Our era and all that will follow have been transformed by the atomic bomb. The Army airmen aboard the Enola Gay, though they did not know it at the time, were the agents of that transformation.
"My father," says Stephanie, Sergeant Stiborik's elder daughter, "was a sensitive man, very kind and compassionate. He had no idea what was on the plane. The only people who knew were the pilot, the co-pilot and the Navy lieutenant who armed the bomb in flight. Tibbets, the pilot, came back through the fuselage mid-flight and told everybody they were going to 'split the atom.' That meant nothing to any of them. No one would have understood what the words 'atomic bomb' even meant."
Only a handful of scientists, military personnel, and government officials knew the purpose of the U.S. government's top-secret Manhattan Project, which culminated in the development of the world's first atomic weapon. Over six years, 100,000 people, in shops and factories across the United States, worked in total ignorance of what they were building. Stiborik would have known no more than they. In the days leading up to the mission, though, he got an inkling that the mission he was about to undertake was serious, and that he probably wouldn't return alive. He was stationed in Pensacola, Florida, assigned to another aircraft, when Col. Paul Tibbets came by his quarters with a bottle of scotch.
"Joe," Tibbets said to him, "Let's go for a walk."
By the end of the walk, Tibbets had convinced Stiborik to join the crew of the Enola Gay, though he didn't divulge what would make the upcoming bombing run so important.
The morning of the mission, the scene that greeted Stiborik on the tarmac dispelled any lingering doubt that he'd signed up for the most important mission of his life as a soldier. Film and camera crews, on a general's orders, were thronging the Enola Gay with cameras and flashbulbs, telling Tibbets and his men to smile, to look this way and that, to appear busy. ...
"It was crazy," Tibbets once said — something like a film premiere. "I expected to see MGM's lion."
Stiborik knew the mission had to be related to Japan. At the time, the Allied slog through the Pacific showed no sign of growing easier. Every spit of land between Hawaii and Japan was the scene of a bloodbath. With Russia approaching from the west, the Allies were going to win; Japan's defeat was inevitable. But the end was only going to come at the cost of millions more dead. Civilians were not going to be spared. Tens of thousands of Japanese citizens, following Emperor Hirohito's decree, were already committing suicide — this well before an invasion of the mainland had even been contemplated.

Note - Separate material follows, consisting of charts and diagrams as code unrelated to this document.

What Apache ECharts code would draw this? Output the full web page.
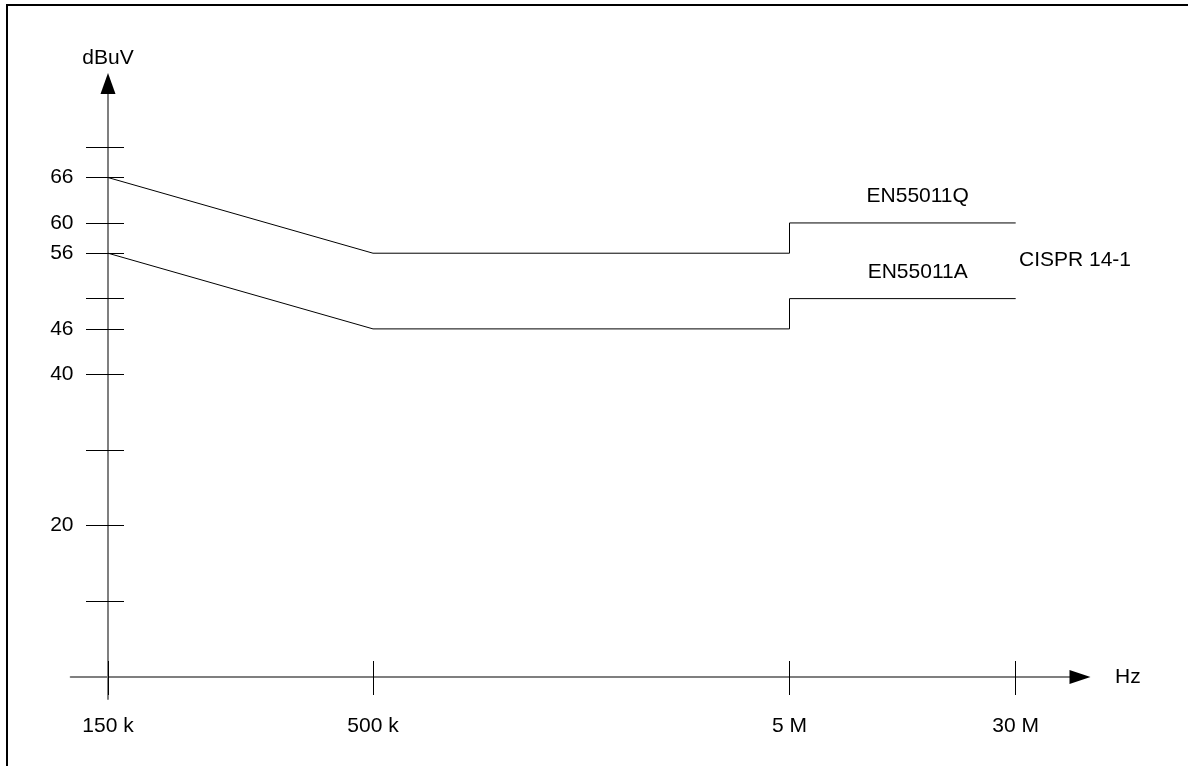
<!DOCTYPE html>
<html>
<head>
<meta charset="utf-8">
<title>CISPR 14-1 limits</title>
<script src="https://cdn.jsdelivr.net/npm/echarts@6/dist/echarts.min.js"></script>
<style>
  html, body { margin: 0; padding: 0; background: #fff; }
  #chart { position: absolute; left: 0; top: 0; width: 1188px; height: 766px; }
  /* frame: only top and left edges are visible */
  .frame {
    position: absolute; left: 6px; top: 4px; width: 1182px; height: 762px;
    border-left: 2px solid #000; border-top: 2px solid #000; pointer-events: none;
  }
</style>
</head>
<body>
<div id="chart"></div>
<div class="frame"></div>
<script>
// frequency axis is schematic (not log), so each label has its own position
const freqLabels = ["150 k", "500 k", "5 M", "30 M"];
const freqPos = [0, 265, 681.5, 907.7];

// limit lines: index into freq arrays + level in dBuV
const qpFreq = [0, 1, 2, 2, 3];
const qpValues = [66, 56, 56, 60, 60]; // EN55011Q
const avFreq = [0, 1, 2, 2, 3];
const avValues = [56, 46, 46, 50, 50]; // EN55011A

// y axis ticks (all) and the labelled ones
const yTicks = [10, 20, 30, 40, 46, 50, 56, 60, 66, 70];
const yLabels = [20, 40, 46, 56, 60, 66];

const FONT = "Liberation Sans, Arial, sans-serif";
const FS = 21;
const AXIS_GRAY = "#7f7f7f";

function toData(idx, vals) {
  return idx.map(function (f, i) {
    return [freqPos[f], vals[i]];
  });
}

let chart = echarts.init(document.getElementById("chart"));

// label of a limit line: only on its last point
function lineLabel(name, count) {
  return {
    show: true,
    position: "top",
    distance: 16,
    offset: [-98, 0],
    color: "#000",
    fontFamily: FONT,
    fontSize: FS,
    formatter: function (p) {
      return p.dataIndex === count - 1 ? name : "";
    },
  };
}

let option = {
  animation: false,
  backgroundColor: "#fff",
  grid: {
    left: 70.7,
    right: 108,
    top: 83.4,
    bottom: 67,
    outerBoundsMode: "none",
    containLabel: false,
  },
  xAxis: [
    {
      // gray axis line, sits on y = 0
      type: "value",
      min: -37.3,
      max: 972,
      name: "Hz",
      nameLocation: "end",
      nameGap: 35,
      nameMoveOverlap: false,
      nameTextStyle: { color: "#000", fontFamily: FONT, fontSize: FS },
      splitLine: { show: false },
      axisLine: {
        show: true,
        onZero: true,
        lineStyle: { color: AXIS_GRAY, width: 2 },
      },
      axisTick: {
        show: true,
        length: 18,
        customValues: freqPos,
        lineStyle: { color: "#000", width: 1 },
      },
      axisLabel: { show: false },
    },
    {
      // black arrow, upper half of the ticks + tick labels
      type: "value",
      min: -37.3,
      max: 972,
      position: "bottom",
      offset: -22,
      splitLine: { show: false },
      axisLine: {
        show: true,
        onZero: false,
        symbol: ["none", "triangle"],
        symbolSize: [14, 21],
        lineStyle: { color: "#000", width: 0 },
      },
      axisTick: {
        show: true,
        inside: true,
        length: 16,
        customValues: freqPos,
        lineStyle: { color: "#000", width: 1 },
      },
      axisLabel: {
        show: true,
        margin: 38.5,
        customValues: freqPos,
        color: "#000",
        fontFamily: FONT,
        fontSize: FS,
        formatter: function (v) {
          let i = freqPos.indexOf(v);
          return i >= 0 ? freqLabels[i] : "";
        },
      },
    },
  ],
  yAxis: [
    {
      type: "value",
      min: -2.907,
      max: 78.44,
      name: "dBuV",
      nameLocation: "end",
      nameGap: 15,
      nameMoveOverlap: false,
      nameTextStyle: { color: "#000", fontFamily: FONT, fontSize: FS },
      splitLine: { show: false },
      axisLine: {
        show: true,
        onZero: true,
        lineStyle: { color: AXIS_GRAY, width: 2 },
      },
      axisTick: {
        show: true,
        length: 22,
        customValues: yTicks,
        lineStyle: { color: "#000", width: 1 },
      },
      axisLabel: { show: false },
    },
    {
      // black arrow, right half of the ticks + tick labels
      type: "value",
      min: -2.907,
      max: 78.44,
      position: "left",
      offset: -37.3,
      splitLine: { show: false },
      axisLine: {
        show: true,
        onZero: false,
        symbol: ["none", "triangle"],
        symbolSize: [15, 21],
        lineStyle: { color: "#000", width: 0 },
      },
      axisTick: {
        show: true,
        inside: true,
        length: 16,
        customValues: yTicks,
        lineStyle: { color: "#000", width: 1 },
      },
      axisLabel: {
        show: true,
        margin: 34.5,
        customValues: yLabels,
        color: "#000",
        fontFamily: FONT,
        fontSize: FS,
      },
    },
  ],
  series: [
    {
      name: "EN55011Q",
      type: "line",
      xAxisIndex: 0,
      yAxisIndex: 0,
      data: toData(qpFreq, qpValues),
      showSymbol: true,
      symbol: "circle",
      symbolSize: 0,
      lineStyle: { color: "#000", width: 1 },
      itemStyle: { color: "#000" },
      label: lineLabel("EN55011Q", qpFreq.length),
    },
    {
      name: "EN55011A",
      type: "line",
      xAxisIndex: 0,
      yAxisIndex: 0,
      data: toData(avFreq, avValues),
      showSymbol: true,
      symbol: "circle",
      symbolSize: 0,
      lineStyle: { color: "#000", width: 1 },
      itemStyle: { color: "#000" },
      label: lineLabel("EN55011A", avFreq.length),
    },
  ],
  graphic: [
    {
      type: "text",
      left: 1019,
      top: 250,
      style: {
        text: "CISPR 14-1",
        fill: "#000",
        font: FS + "px " + FONT,
      },
    },
  ],
};

chart.setOption(option);
</script>
</body>
</html>
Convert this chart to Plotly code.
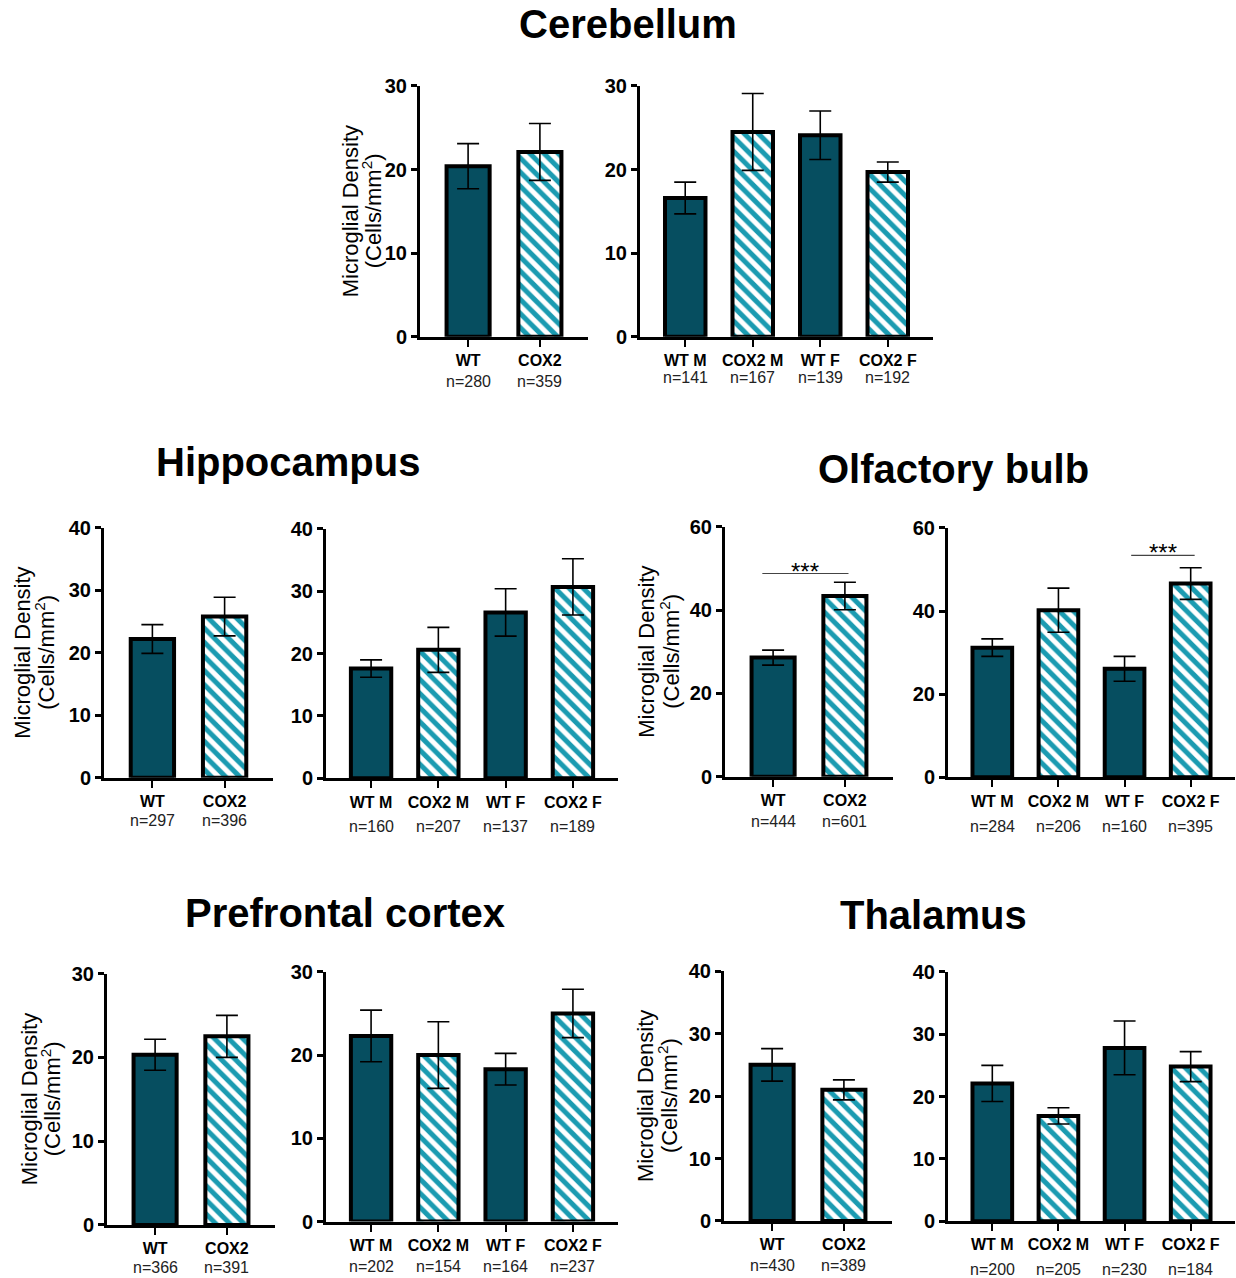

"When you look at how the Japanese soldiers fought," says militaria expert Rafael Eledge, who appraised Stephanie's collection at $15,000 for insurance purposes, "90 percent of the soldiers defending the Pacific islands died." The Battle of Okinawa alone claimed somewhere around 250,000 lives — a higher death toll than was incurred in the Hiroshima and Nagasaki bombings combined. "There was no reason to think the Japanese wouldn't have fought at least as ferociously against an invasion of the mainland."
This, then, was the argument for using atomic power against Japan: A ground invasion would consume many millions of lives on both sides, and Japan would lose anyway. According to this line of thinking, the atomic bomb was not that different from the conventional warfare already being practiced. Targeting civilians, right or wrong, was already a tactic in the war and had been for some time, on both sides of the conflict. The firebombing of Japanese cities had killed hundreds of thousands of civilians, with the firebombing of Tokyo alone killing more Japanese than would be killed in both atomic blasts.
Yet that argument is hardly considered universally persuasive. The Japanese land war used to justify dropping the atomic bomb never occurred, except in the dossiers of war-planners. An actual invasion would certainly have gone differently, in ways we cannot know. In any event, after-the-fact arguments often feel like rationalizations — in this case, for destroying a city full of innocent people. Then doing it again in Nagasaki. The late Robert MacNamara, former secretary of defence and hardly a dove, cleared away the moral haze with shocking directness: "[General Curtis LeMay] said if we'd lost the war, we'd all have been prosecuted as war criminals. And I think he's right. He — and I'd say, I — were behaving as war criminals. ... What makes it immoral if you lose and not immoral if you win?"
If MacNamara's question sounds rhetorical, it isn't because the question has no answer; it's because the answer depends on who is being asked. "Perception depends on where you're standing," says Eledge, "even in antiques. I'm sure my opinion of Stephanie's collection would be different if I'd been in Japan when the bomb was dropped. But if I'd been one of the guys who'd just gotten through fighting every inch of the Pacific, I probably would have been thankful for the bomb."
One viewer might feel that artifacts associated with the Enola Gay have no place in any collection; that Hiroshima was, in MacNamara's phrase, a war crime. If it was a war crime, it surely is among the most terrible in history. Another will feel just as strongly that, quite apart from the military calculation that led to the use of atomic power, the bravery of men like Stephanie's father deserves to be honored. He and the rest of the Enola Gay's crew, fighting in a war that consumed the globe, accepted a mission that they assumed meant their deaths.
The uncomfortable middle position, one might argue, is that both viewers' convictions are unanswerable. Yes, the atomic bomb was incomprehensible in its power to destroy, and horrific in its effects on the human body, but that can't be the whole story. The world was coming apart when the atomic bomb entered history. Shortly after its appearance, the war ended. Horror and death are only two of its legacies.